Ma connaissance de la musique ancienne est d’abord liée à ma formation d’interprète, au violon principalement et au piano. Le répertoire baroque y tenait une place importante : avec l’orchestre de jeunes dont je faisais partie à Figueres en Catalogne, je me souviens d’avoir joué Dido and Aeneas de Purcell avec d’excellents chanteuses et chanteurs. J’appréciais le soin porté à l’interprétation pour qu’elle soit fidèle à ce qu’on sait de l’époque.
J’étais aussi touchée par l’expressivité, la tension, des dissonances. Quant au baroque français, je l’ai découvert grâce à des interprètes de mon pays comme Jordi Savall. Le travail sur le son lié aux instruments historiques, la recherche de l’expressivité via les frottements de fréquences proches, la variété des timbres… tous ces éléments liés à la redécouverte du baroque recoupent mes préoccupations de musicienne et ont sans doute influencé mon approche de la composition. Concernant Split Screen Vestiges en particulier, c’est justement ce principe de l’étude de sources érodées par le temps, d’un répertoire et d’un patrimoine passés, qui m’a donné l’idée de proposer un travail sur la dégradation mais aussi sur la reconstruction d’un matériau musical.
Plus spécifiquement, dans un des mouvements de ma pièce, je cite un extrait du répertoire, parce que je cherche à le présenter simultanément à une électronique faite à partir de la même source très dénaturée au moyen de différents processus de distorsion. Cette juxtaposition génère deux couches sonores de temporalités différentes (à la fois en termes de temps musical et de référentiel historique), comme sur un écran divisé (« split screen » en anglais).
Cette utilisation dramaturgique d’une source musicale m’intéresse également car elle amène la preuve de la charge sémantique, conceptuelle et référentielle, qu’une telle source peut apporter, lorsqu’elle est plongée dans un contexte autre – comme c’est le cas lorsqu’elle est immergée dans un bain d’électronique. Enfin, certaines thématiques du répertoire baroque sont, de mon point de vue, encore pertinentes aujourd’hui – comme c’est du reste le cas de nombre d’œuvres d’art traitant de sujets universels.

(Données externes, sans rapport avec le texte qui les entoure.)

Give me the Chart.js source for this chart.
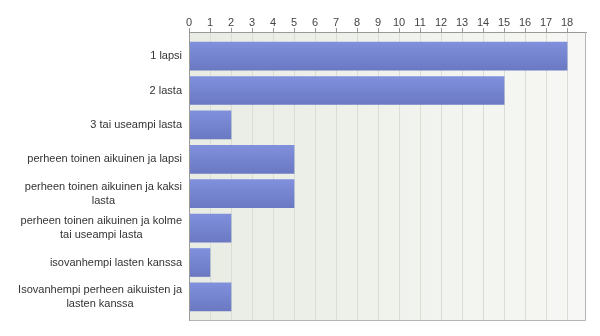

La musique sacrée particulièrement : ces textes et partitions résonnent en moi, faisant écho à la situation actuelle de nos sociétés, à bien des égards similaire à celle décrite dans ces œuvres. Et si je ne partage pas leurs présupposés religieux, la spiritualité qu’elles dégagent me touche. Je trouve intéressant de penser que les vestiges du passé peuvent être comme un miroir qui nous est tendu pour réfléchir à notre condition, notre mode d’habiter le présent, et l’héritage que nous laisserons aux générations futures.
Qu’est-ce qui vous a attiré plus particulièrement dans cette commande dans le cadre de la double résidence Janus ?
J’ai été d’emblée séduite par l’effectif des Pages et des Chantres du Centre de musique baroque de Versailles, d’une part, et par le thème du programme « Janus », articulant le passé et le futur, d’autre part. J’ai immédiatement vu dans le fait même de dialoguer avec un répertoire passé – dialogue susceptible selon moi de donner un son différent et singulier à la musique d’aujourd’hui – l’occasion d’une réflexion sur l’avenir – ce qui est parfois difficile en musique, en l’absence de texte.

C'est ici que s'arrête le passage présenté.